__Your task__: Begin with the first line below and retype each line exactly through the line containing "plt.rcParams['font.family'] = ['Liberation". Any pictures are to be left out.

__Data shown__:
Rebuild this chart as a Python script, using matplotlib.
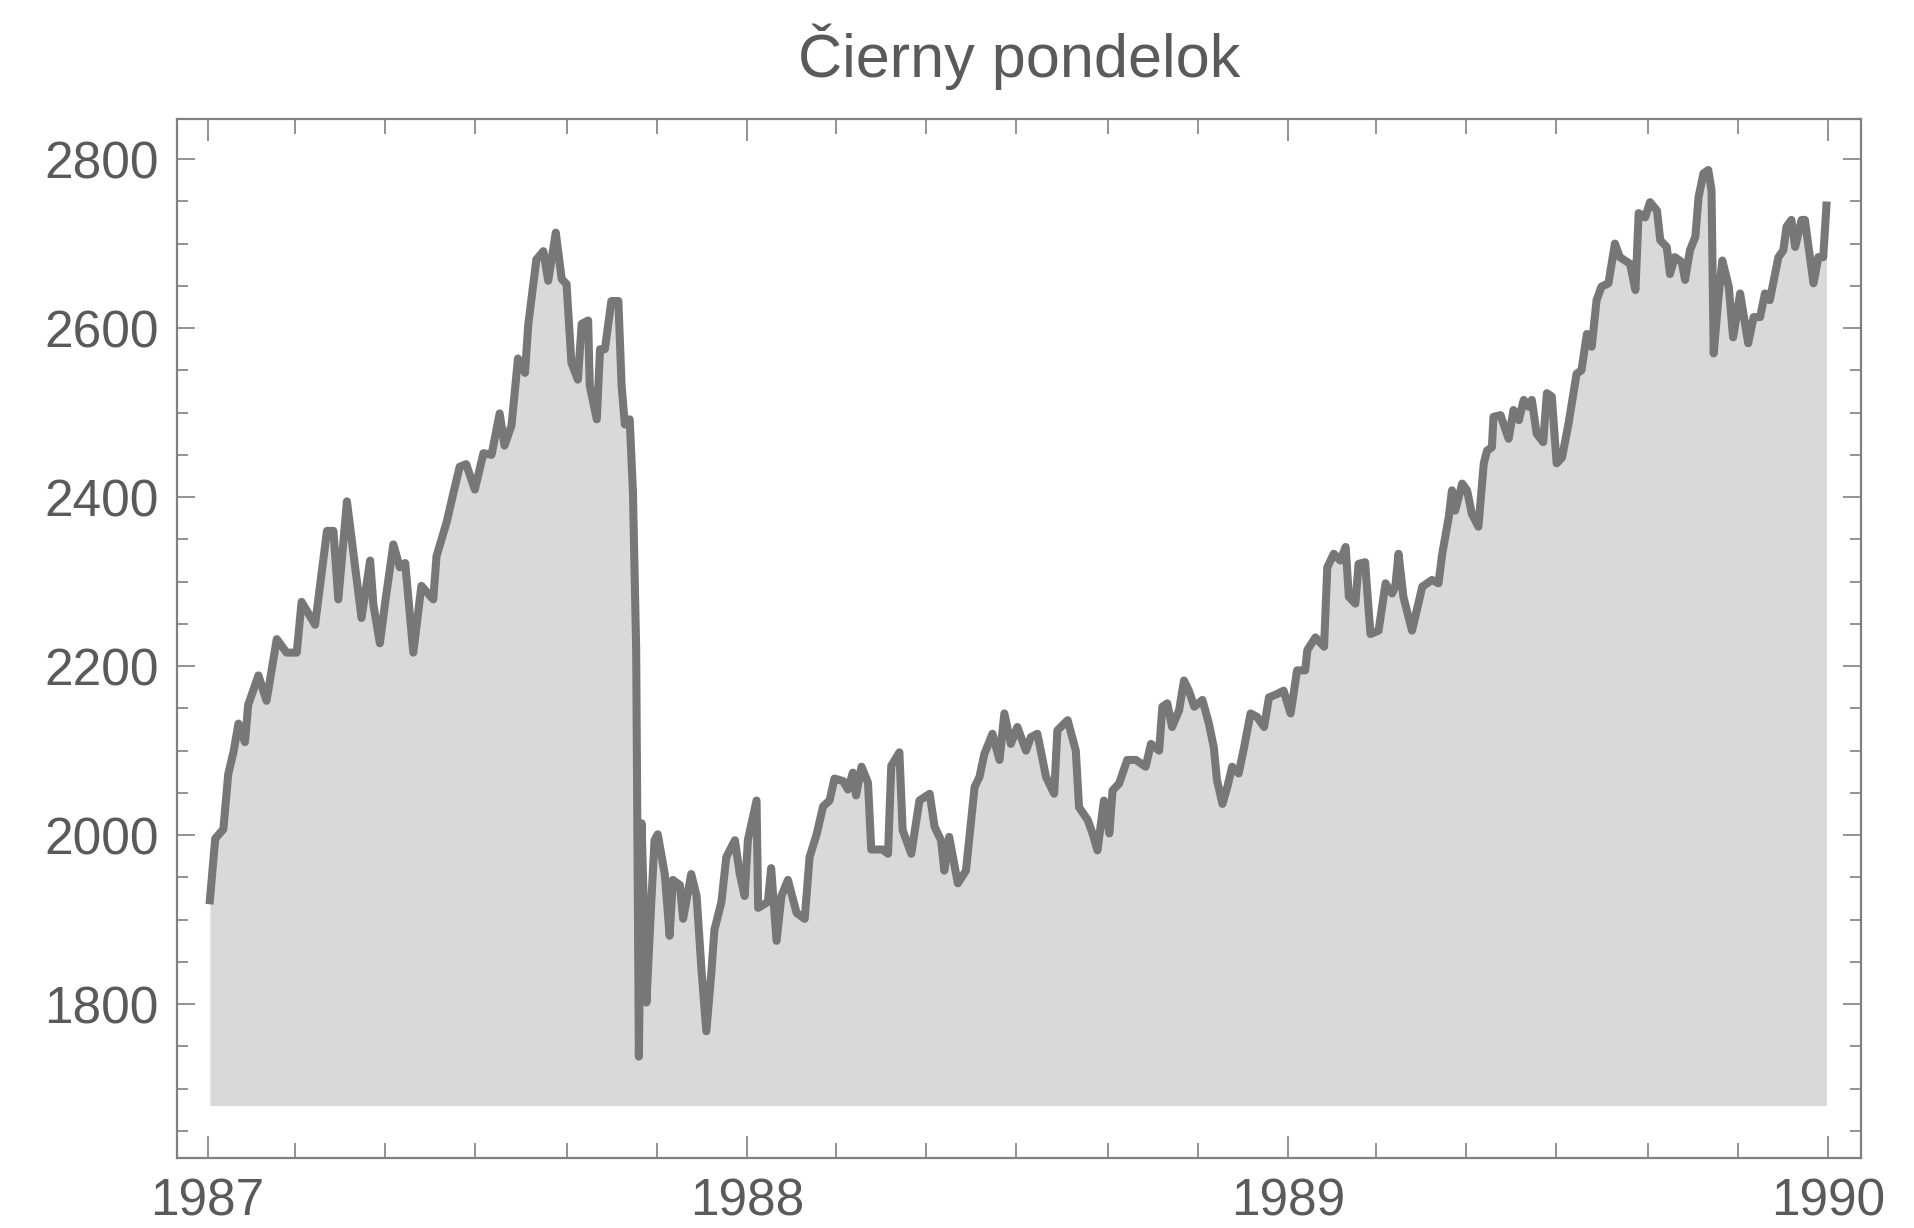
import matplotlib
matplotlib.use('Agg')
import matplotlib.pyplot as plt
import matplotlib.dates as mdates
from datetime import datetime

plt.rcParams['font.family'] = ['Liberation Sans', 'DejaVu Sans']

# decimal year of each sample
t_year = [
    1987.004, 1987.014, 1987.029, 1987.038, 1987.048, 1987.057, 1987.069, 1987.075,
    1987.094, 1987.109, 1987.128, 1987.146, 1987.165, 1987.174, 1987.199, 1987.221,
    1987.233, 1987.242, 1987.258, 1987.285, 1987.301, 1987.307, 1987.319, 1987.329,
    1987.344, 1987.356, 1987.366, 1987.381, 1987.396, 1987.418, 1987.424, 1987.443,
    1987.455, 1987.467, 1987.479, 1987.495, 1987.511, 1987.526, 1987.541, 1987.550,
    1987.563, 1987.575, 1987.588, 1987.594, 1987.609, 1987.622, 1987.631, 1987.645,
    1987.656, 1987.665, 1987.674, 1987.686, 1987.693, 1987.705, 1987.708, 1987.721,
    1987.727, 1987.736, 1987.748, 1987.761, 1987.767, 1987.773, 1987.782, 1987.788,
    1987.794, 1987.799, 1987.804, 1987.813, 1987.822, 1987.828, 1987.834, 1987.847,
    1987.856, 1987.862, 1987.875, 1987.881, 1987.896, 1987.906, 1987.915, 1987.924,
    1987.933, 1987.939, 1987.952, 1987.961, 1987.977, 1987.986, 1987.995,
    1988.001, 1988.017, 1988.020, 1988.038, 1988.044, 1988.054, 1988.063, 1988.075,
    1988.091, 1988.106, 1988.115, 1988.128, 1988.140, 1988.152, 1988.161, 1988.177,
    1988.186, 1988.195, 1988.201, 1988.211, 1988.223, 1988.229, 1988.250, 1988.260,
    1988.266, 1988.281, 1988.287, 1988.303, 1988.318, 1988.337, 1988.346, 1988.358,
    1988.364, 1988.373, 1988.389, 1988.404, 1988.420, 1988.429, 1988.438, 1988.453,
    1988.466, 1988.475, 1988.487, 1988.499, 1988.515, 1988.524, 1988.536, 1988.552,
    1988.567, 1988.573, 1988.592, 1988.607, 1988.613, 1988.629, 1988.638, 1988.647,
    1988.659, 1988.669, 1988.675, 1988.687, 1988.702, 1988.718, 1988.736, 1988.746,
    1988.761, 1988.767, 1988.776, 1988.785, 1988.798, 1988.807, 1988.816, 1988.826,
    1988.841, 1988.853, 1988.862, 1988.868, 1988.878, 1988.887, 1988.896, 1988.908,
    1988.918, 1988.930, 1988.942, 1988.955, 1988.964, 1988.979, 1988.991,
    1989.004, 1989.016, 1989.031, 1989.035, 1989.050, 1989.066, 1989.072, 1989.084,
    1989.096, 1989.106, 1989.112, 1989.124, 1989.130, 1989.142, 1989.152, 1989.167,
    1989.180, 1989.192, 1989.198, 1989.204, 1989.213, 1989.229, 1989.248, 1989.266,
    1989.278, 1989.285, 1989.297, 1989.303, 1989.309, 1989.322, 1989.331, 1989.340,
    1989.352, 1989.362, 1989.368, 1989.377, 1989.380, 1989.393, 1989.408, 1989.417,
    1989.427, 1989.436, 1989.445, 1989.451, 1989.460, 1989.472, 1989.479, 1989.488,
    1989.497, 1989.507, 1989.519, 1989.534, 1989.543, 1989.553, 1989.562, 1989.571,
    1989.580, 1989.593, 1989.605, 1989.614, 1989.633, 1989.643, 1989.649, 1989.661,
    1989.670, 1989.683, 1989.689, 1989.701, 1989.707, 1989.716, 1989.729, 1989.735,
    1989.744, 1989.754, 1989.760, 1989.769, 1989.778, 1989.784, 1989.788, 1989.797,
    1989.804, 1989.816, 1989.824, 1989.837, 1989.852, 1989.862, 1989.874, 1989.883,
    1989.892, 1989.908, 1989.917, 1989.923, 1989.932, 1989.939, 1989.951, 1989.957,
    1989.973, 1989.982, 1989.991, 1989.997,
]

# index level (Dow Jones), same order
dow = [
    1923, 1996, 2007, 2072, 2099, 2132, 2110, 2154,
    2189, 2159, 2232, 2216, 2216, 2276, 2249, 2360,
    2360, 2279, 2395, 2257, 2325, 2273, 2227, 2276,
    2344, 2317, 2322, 2216, 2295, 2279, 2330, 2371,
    2404, 2436, 2439, 2409, 2452, 2450, 2499, 2461,
    2485, 2564, 2547, 2604, 2681, 2691, 2656, 2713,
    2658, 2652, 2559, 2539, 2605, 2609, 2532, 2492,
    2575, 2575, 2632, 2632, 2532, 2486, 2492, 2406,
    2220, 1738, 2014, 1802, 1921, 1994, 2001, 1954,
    1881, 1947, 1941, 1901, 1954, 1928, 1841, 1768,
    1835, 1888, 1921, 1974, 1994, 1954, 1928,
    1994, 2041, 1914, 1921, 1961, 1875, 1928, 1947,
    1908, 1901, 1974, 2001, 2034, 2041, 2067, 2064,
    2054, 2074, 2047, 2081, 2062, 1983, 1983, 1978,
    2082, 2098, 2006, 1978, 2041, 2049, 2010, 1994,
    1958, 1998, 1943, 1958, 2057, 2069, 2096, 2120,
    2089, 2144, 2108, 2128, 2100, 2116, 2120, 2069,
    2049, 2124, 2136, 2100, 2033, 2018, 2002, 1982,
    2041, 2002, 2053, 2061, 2089, 2089, 2081, 2108,
    2100, 2152, 2156, 2128, 2148, 2183, 2171, 2152,
    2160, 2132, 2104, 2065, 2037, 2057, 2081, 2073,
    2104, 2144, 2140, 2128, 2163, 2167, 2171,
    2144, 2195, 2195, 2219, 2234, 2223, 2317, 2333,
    2325, 2341, 2282, 2274, 2321, 2323, 2238, 2242,
    2298, 2286, 2294, 2333, 2282, 2242, 2294, 2302,
    2298, 2333, 2376, 2408, 2384, 2416, 2408, 2380,
    2365, 2440, 2455, 2459, 2495, 2497, 2469, 2503,
    2491, 2515, 2507, 2515, 2475, 2465, 2523, 2519,
    2440, 2447, 2487, 2546, 2550, 2593, 2578, 2633,
    2649, 2653, 2700, 2684, 2676, 2645, 2736, 2731,
    2749, 2739, 2704, 2696, 2664, 2684, 2678, 2657,
    2692, 2708, 2755, 2783, 2787, 2763, 2570, 2637,
    2680, 2649, 2589, 2641, 2582, 2613, 2613, 2641,
    2633, 2684, 2692, 2720, 2728, 2696, 2728, 2728,
    2653, 2684, 2684, 2745,
]

fill_base = 1680
title = 'Čierny pondelok'


def to_date(t):
    y = int(t)
    a, b = datetime(y, 1, 1), datetime(y + 1, 1, 1)
    return a + (b - a) * (t - y)


dates = [to_date(t) for t in t_year]

fig = plt.figure(figsize=(19.15, 12.28), dpi=100)
ax = fig.add_axes([0.0924, 0.057, 0.8794, 0.8465])

ax.fill_between(dates, fill_base, dow, color='#d9d9d9', linewidth=0, zorder=1)
ax.plot(dates, dow, color='#777777', lw=5.8, solid_joinstyle='round', zorder=2)

ax.set_xlim(to_date(1986.943), to_date(1990.061))
ax.set_ylim(1618, 2848)

ax.xaxis.set_major_locator(mdates.YearLocator())
ax.xaxis.set_minor_locator(mdates.MonthLocator(bymonth=[3, 5, 7, 9, 11]))
ax.xaxis.set_major_formatter(mdates.DateFormatter('%Y'))
ax.set_yticks([1800, 2000, 2200, 2400, 2600, 2800])
ax.set_yticks(range(1650, 2850, 50), minor=True)

grey = '#808080'
for s in ax.spines.values():
    s.set_color(grey)
    s.set_linewidth(1.6)

ax.tick_params(which='both', direction='in', top=True, right=True,
               color=grey, width=1.2, labelcolor='#5a5a5a', labelsize=37)
ax.tick_params(axis='x', which='major', length=16, pad=14)
ax.tick_params(axis='x', which='minor', length=11)
ax.tick_params(axis='y', which='major', length=13, pad=13)
ax.tick_params(axis='y', which='minor', length=8)

ax.set_title(title, fontsize=44, color='#5a5a5a', pad=30)

fig.savefig('out.png', dpi=100)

__In response__:
Rebuild this chart as a Python script, using matplotlib.
import matplotlib
matplotlib.use('Agg')
import matplotlib.pyplot as plt
import matplotlib.dates as mdates
from datetime import datetime

plt.rcParams['font.family'] = ['Liberation Sans', 'DejaVu Sans']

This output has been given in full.